4. As a matter of law Jones did not waive his privilege. No waiver can be inferred from failure to object to a discovery request because privileged material is expressly outside the scope of discovery in the first place. OCGA § 9-11-34 (c) (2) and (d). Further, psychiatrists are expressly excepted from OCGA § 24-9-40, which permits a physician to release information “on written authorization or other waiver by the patient” and which provides for waiver to the extent the patient places his treatment or injuries at issue in any civil or criminal proceeding. See Wilson v. Bonner, 166 Ga. App. 9, 17 (303 SE2d 134), citing OCGA § 24-9-40 as an affirmative adjuration.

5.1 view it as unfortunate that this psychiatric patient was forced to pursue this litigation to protect his privilege because of Dr. Abel’s insistence that he relied on law which does not exist. This trial was the more unwarranted because Dr. Abel’s defense contradicted his sworn affidavit that he released the records accidentally. This trial and the verdict were the result of manufactured confusion about a statute as to which there is no room for debate, but as to which the trial court allowed defendants to argue to the jury their own version of it. The trial court should have granted appellant’s motion in limine on waiver, and it should have recognized that privileged matter is expressly outside the scope of discovery. OCGA §§ 9-11-34 (a) (1) and (c); 9-11-26 (b). The jury should not have been allowed to entertain the psychiatrist’s assertions that OCGA § 9-11-34 compelled him to send his patient’s privileged files to an opposing attorney.
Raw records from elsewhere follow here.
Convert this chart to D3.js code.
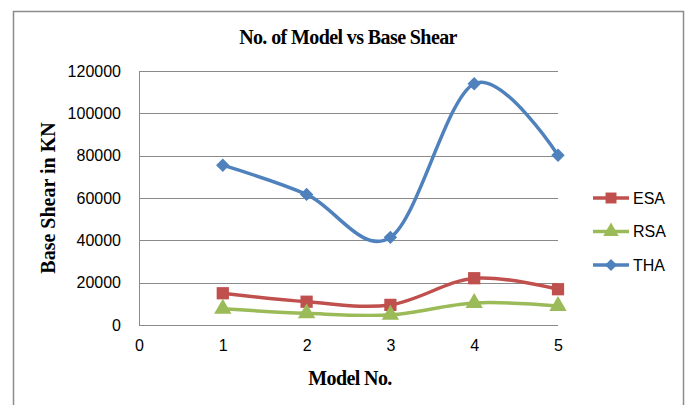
<!DOCTYPE html>
<html>
<head>
<meta charset="utf-8">
<script src="https://cdn.jsdelivr.net/npm/d3@7"></script>
<style>
  body { margin: 0; background: #fff; }
  svg text { fill: #000; }
</style>
</head>
<body>
<div class="chart"></div>
<script>
// data
var models = [1, 2, 3, 4, 5];
var esa = [15000, 11000, 9500, 22100, 16900];
var rsa = [7700, 5500, 4800, 10400, 9000];
var tha = [75500, 61700, 41400, 114000, 80200];
var yTicks = [0, 20000, 40000, 60000, 80000, 100000, 120000];
var xTicks = [0, 1, 2, 3, 4, 5];

var series = [
  { name: 'ESA', values: esa, color: '#C0504D', shape: d3.symbolSquare, size: 150, rot: 0 },
  { name: 'RSA', values: rsa, color: '#9BBB59', shape: d3.symbolTriangle, size: 130, rot: 0 },
  { name: 'THA', values: tha, color: '#4F81BD', shape: d3.symbolSquare, size: 90, rot: 45 }
];

var W = 686, H = 405;
var margin = { top: 71, left: 139, right: 128, bottom: 80 };

var svg = d3.select('.chart').append('svg')
  .attr('width', W)
  .attr('height', H);

// chart border
svg.append('rect')
  .attr('x', 13.5).attr('y', 11.5)
  .attr('width', 670).attr('height', 420)
  .style('fill', 'none')
  .style('stroke', '#8c8c8c')
  .style('stroke-width', 1.5);

var x = d3.scaleLinear().domain([0, 5]).range([margin.left, W - margin.right]);
var y = d3.scaleLinear().domain([0, 120000]).range([H - margin.bottom, margin.top]);

// gridlines
svg.selectAll('.grid')
  .data(yTicks)
  .enter().append('line')
  .attr('class', 'grid')
  .attr('x1', x(0)).attr('x2', x(5))
  .attr('y1', function(d) { return Math.round(y(d)) + 0.5; })
  .attr('y2', function(d) { return Math.round(y(d)) + 0.5; })
  .style('stroke', '#8a8a8a')
  .style('stroke-width', 1);

// y axis line
svg.append('line')
  .attr('x1', x(0) + 0.5).attr('x2', x(0) + 0.5)
  .attr('y1', y(0)).attr('y2', y(120000))
  .style('stroke', '#8a8a8a');

// y axis
var yAxis = d3.axisLeft(y).tickValues(yTicks).tickFormat(d3.format('d')).tickSize(0).tickPadding(18);
svg.append('g')
  .attr('transform', 'translate(' + x(0) + ',0)')
  .call(yAxis)
  .call(function(g) { g.select('.domain').remove(); })
  .selectAll('text')
  .style('font-family', '"Liberation Sans", Arial, sans-serif')
  .style('font-size', '16px');

// x axis
var xAxis = d3.axisBottom(x).tickValues(xTicks).tickFormat(d3.format('d')).tickSize(0).tickPadding(15);
svg.append('g')
  .attr('transform', 'translate(0,' + y(0) + ')')
  .call(xAxis)
  .call(function(g) { g.select('.domain').remove(); })
  .selectAll('text')
  .style('font-family', '"Liberation Sans", Arial, sans-serif')
  .style('font-size', '16px');

var line = d3.line()
  .x(function(d, i) { return x(models[i]); })
  .y(function(d) { return y(d); })
  .curve(d3.curveCatmullRom.alpha(0));

series.forEach(function(s) {
  svg.append('path')
    .datum(s.values)
    .attr('d', line)
    .style('fill', 'none')
    .style('stroke', s.color)
    .style('stroke-width', 3.5);

  svg.selectAll('.pt-' + s.name)
    .data(s.values)
    .enter().append('path')
    .attr('class', 'pt-' + s.name)
    .attr('transform', function(d, i) {
      return 'translate(' + x(models[i]) + ',' + y(d) + ') rotate(' + s.rot + ')';
    })
    .attr('d', d3.symbol().type(s.shape).size(s.size))
    .style('fill', s.color);
});

// legend
var legend = svg.selectAll('.legend')
  .data(series)
  .enter().append('g')
  .attr('class', 'legend')
  .attr('transform', function(d, i) { return 'translate(593,' + (198 + i * 33.5) + ')'; });

legend.append('line')
  .attr('x1', 0).attr('x2', 36)
  .style('stroke', function(d) { return d.color; })
  .style('stroke-width', 3.5);

legend.append('path')
  .attr('transform', function(d) { return 'translate(18,0) rotate(' + d.rot + ')'; })
  .attr('d', function(d) { return d3.symbol().type(d.shape).size(d.size * 0.8)(); })
  .style('fill', function(d) { return d.color; });

legend.append('text')
  .attr('x', 40)
  .attr('dy', '0.35em')
  .style('font-family', '"Liberation Sans", Arial, sans-serif')
  .style('font-size', '16px')
  .text(function(d) { return d.name; });

// titles
svg.append('text')
  .attr('x', 348).attr('y', 44)
  .attr('text-anchor', 'middle')
  .style('font-family', '"Liberation Serif", "Times New Roman", serif')
  .style('font-weight', 'bold')
  .style('font-size', '20px')
  .style('letter-spacing', '-0.6px')
  .text('No. of Model vs Base Shear');

svg.append('text')
  .attr('transform', 'translate(55,198) rotate(-90)')
  .attr('text-anchor', 'middle')
  .style('font-family', '"Liberation Serif", "Times New Roman", serif')
  .style('font-weight', 'bold')
  .style('font-size', '20px')
  .text('Base Shear in KN');

svg.append('text')
  .attr('x', 350).attr('y', 385)
  .attr('text-anchor', 'middle')
  .style('font-family', '"Liberation Serif", "Times New Roman", serif')
  .style('font-weight', 'bold')
  .style('font-size', '20px')
  .style('letter-spacing', '-0.6px')
  .text('Model No.');
</script>
</body>
</html>
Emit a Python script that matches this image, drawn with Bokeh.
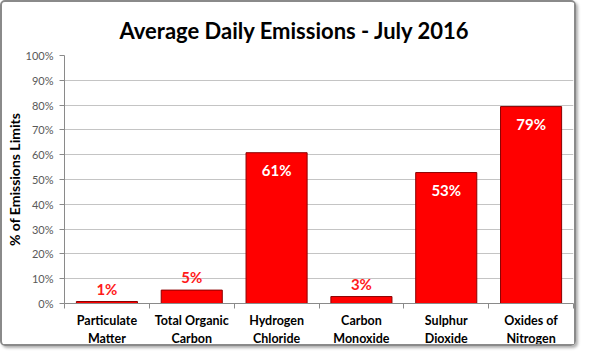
from bokeh.plotting import figure
from bokeh.models import ColumnDataSource, FixedTicker, PrintfTickFormatter, Range1d
from bokeh.core.properties import value
from bokeh.embed import file_html
from bokeh.resources import INLINE

title = "Average Daily Emissions - July 2016"
categories = ["Particulate\nMatter", "Total Organic\nCarbon", "Hydrogen\nChloride",
              "Carbon\nMonoxide", "Sulphur\nDioxide", "Oxides of\nNitrogen"]
emissions_pct = [0.8, 5.4, 60.8, 2.8, 52.8, 79.4]
y_ticks = [0, 10, 20, 30, 40, 50, 60, 70, 80, 90, 100]
y_label = "% of Emissions Limits"

FONT = "Lato"
xs = [i + 0.5 for i in range(len(categories))]
labels = [f"{round(v)}%" for v in emissions_pct]

p = figure(width=576, height=346, output_backend="svg", toolbar_location=None,
           x_range=Range1d(0, len(categories)), y_range=Range1d(0, 100),
           min_border_left=57, min_border_right=5, min_border_top=52, min_border_bottom=37)
p.styles = {"border": "2px solid #8a8a8a", "border-radius": "5px",
            "box-shadow": "2px 2px 3px #b0b0b0", "box-sizing": "border-box"}
p.outline_line_color = None
p.background_fill_color = "white"
p.border_fill_color = "white"

p.title.text = title
p.title.align = "left"
p.title.offset = 55
p.title.text_font = FONT
p.title.text_font_size = "22px"
p.title.text_font_style = "bold"
p.title.text_color = "black"
p.title.standoff = 24

src = ColumnDataSource(dict(x=xs, top=emissions_pct, label=labels))
p.vbar(x="x", top="top", width=0.72, bottom=0, source=src,
       fill_color="#ff0000", line_color="#8b0000", line_width=1)

small = [i for i, v in enumerate(emissions_pct) if v < 20]
big = [i for i, v in enumerate(emissions_pct) if v >= 20]
src_small = ColumnDataSource(dict(x=[xs[i] for i in small], y=[emissions_pct[i] for i in small],
                                  label=[labels[i] for i in small]))
src_big = ColumnDataSource(dict(x=[xs[i] for i in big], y=[emissions_pct[i] for i in big],
                                label=[labels[i] for i in big]))
p.text(x="x", y="y", text="label", source=src_small, text_align="center",
       text_baseline="bottom", y_offset=-4, text_color="#ff1a1a",
       text_font=value(FONT), text_font_size="15px", text_font_style="bold")
p.text(x="x", y="y", text="label", source=src_big, text_align="center",
       text_baseline="top", y_offset=8, text_color="white",
       text_font=value(FONT), text_font_size="15px", text_font_style="bold")

# x axis
xa = p.xaxis[0]
xa.ticker = FixedTicker(ticks=xs, minor_ticks=list(range(len(categories) + 1)))
xa.major_label_overrides = {x: c for x, c in zip(xs, categories)}
xa.major_tick_line_color = None
xa.major_tick_out = 0
xa.major_tick_in = 0
xa.minor_tick_out = 5
xa.minor_tick_in = 0
xa.minor_tick_line_color = "#8a8a8a"
xa.axis_line_color = "#8a8a8a"
xa.major_label_text_font = FONT
xa.major_label_text_font_size = "12.5px"
xa.major_label_text_font_style = "bold"
xa.major_label_text_color = "black"
xa.major_label_standoff = 4

# y axis
ya = p.yaxis[0]
ya.ticker = FixedTicker(ticks=y_ticks, minor_ticks=[])
ya.formatter = PrintfTickFormatter(format="%d%%")
ya.axis_line_color = "#8a8a8a"
ya.major_tick_line_color = "#8a8a8a"
ya.major_tick_out = 5
ya.major_tick_in = 0
ya.minor_tick_line_color = None
ya.major_label_text_font = FONT
ya.major_label_text_font_size = "11px"
ya.major_label_text_color = "#595959"
ya.major_label_standoff = 6
ya.axis_label = y_label
ya.axis_label_text_font = FONT
ya.axis_label_text_font_size = "14px"
ya.axis_label_text_font_style = "bold"
ya.axis_label_text_color = "black"
ya.axis_label_standoff = 0

p.xgrid.grid_line_color = None
p.ygrid.grid_line_color = "#c4c4c4"
p.ygrid.ticker = FixedTicker(ticks=y_ticks)

open("out.html", "w").write(file_html(p, INLINE))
Moreover, it was prima facie unreasonable for Dr. Abel to assume his patient had no objection to the release of his most intimate communications to a party whose interests, as Dr. Abel knew, were inconsistent with his patient’s interests.

Dr. Abel’s violation of his duty to protect Jones’ privacy gives right to damages. Orr v. Sievert, 162 Ga. App. 677 (292 SE2d 548); see Roberts v. Chaple, 187 Ga. App. 123 (369 SE2d 482). The majority’s assertion that there was conflicting evidence as to whether Jones was harmed by these disclosures is beside the point: he was entitled to a verdict and j.n.o.v. as to liability.

*901Decided July 16, 1993 — Reconsideration denied July 30, 1993 — John Jones, pro se. Sullivan, Hall, Booth & Smith, John E. Hall, Jr., Roger S. Sumrall, for appellees.

I would reverse the judgment of the trial court.

I am authorized to state that Presiding Judge McMurray and Judge Blackburn join in this dissent.